It still looks like Carter vs. Reagan with just 29 primary days to go

The primaries go on -- but the overwhelming consensus among both political observers and key politicians is that the races are "all over" and that it will be Jimmy Carter vs. Ronald Reagan in November.

With the final primaries only a month away, neither Sen. Edward M. Kennedy nor former UN Ambassador George Bush has given up. But the possibility that either could catch the leaders seems remote.

Mr. Bush did score in distinct "moral" victory over Governor Reagan in Texas, making a surprisingly close race of it even in defeat.

On the basis of this impressive showing, Mr. Bush may be able to persuade supporters to come up with some $600,000 that he needs to put into operation his final stretch drive for the nomination.

* But Mr. Reagan won about 59 delegates in Texas to Mr. Bush's 21. And at the same time the former California governor was picking up another 32 delegates in caucuses in Arizona, Oklahoma, Missouri, and Guam to Mr. Bush's 8.

The President beat Senator Kennedy badly among every voter group in the Texas primary except Mexican-Americans. Even blacks in Texas supported Mr. Carter by a 2- to-1 margin. In recent primaries in Michigan and Pennsylvania, there was evidence that black voters were moving toward the Massachusetts Senator.

Looking ahead, Mr. Carter is expected to pile up votes on Tuesday (May 6) in primaries in Indiana, North Carolina, and Tennessee. Only in Washington, D.C., is Senator Kennedy the favorite to win.

This means that by Wednesday morning Mr. Carter may have accumulated about 1, 500 of the 1,666 delegates needed for nomination.

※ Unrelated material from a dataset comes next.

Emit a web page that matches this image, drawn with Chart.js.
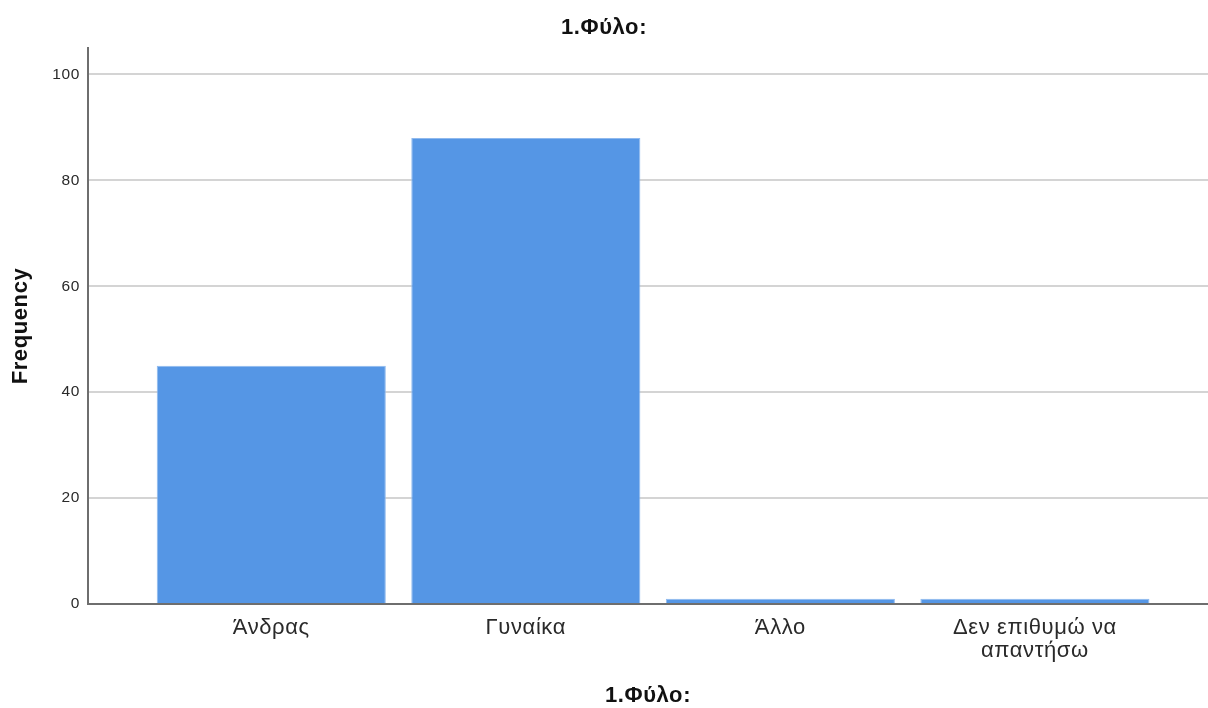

However, the Kennedy forces keep pressing on. They feel that the President somehow will fall apart politically -- and their candidate will be there to pick up the pieces.

Senator Kennedy is particularly looking to coming primaries in Oregon, California, New Jersey, and Ohio, as opportunities to demolish the President.

Both Messrs. Bush and Kennedy are not talking about actually winning the nomination via the primaries. Instead, their "victory" plans call for getting close enough to the leaders to enable them to take away delegates at the national conventions this summer.

Messrs. Bush and Kennedy are counting on a national sentiment that by July will reject Messrs. Carter and Reagan in the polls.

Meanwhile, the President has moved out of the White House Rose Garden and onto the campaign trail.

At first, his trips are scheduled for cities in states where there is no coming primary or caucus (Philadelphia and Des Moines).

The planned formats, at least at first, will be of the town-meeting variety, or occasions where the Carter aides will be saying that the President is delivering substantive nonpolitical speeches.

But this Carter emergence probably will evolve, administration sources admit, into an old-fashioned presidential campaign effort in states where Senator Kennedy is concentrating his principal, last-ditch effort.

Thus, it seems, voters in California, Ohio, New Jersey, and perhaps Oregon may see a handshaking, shirt-sleeved President in action soon.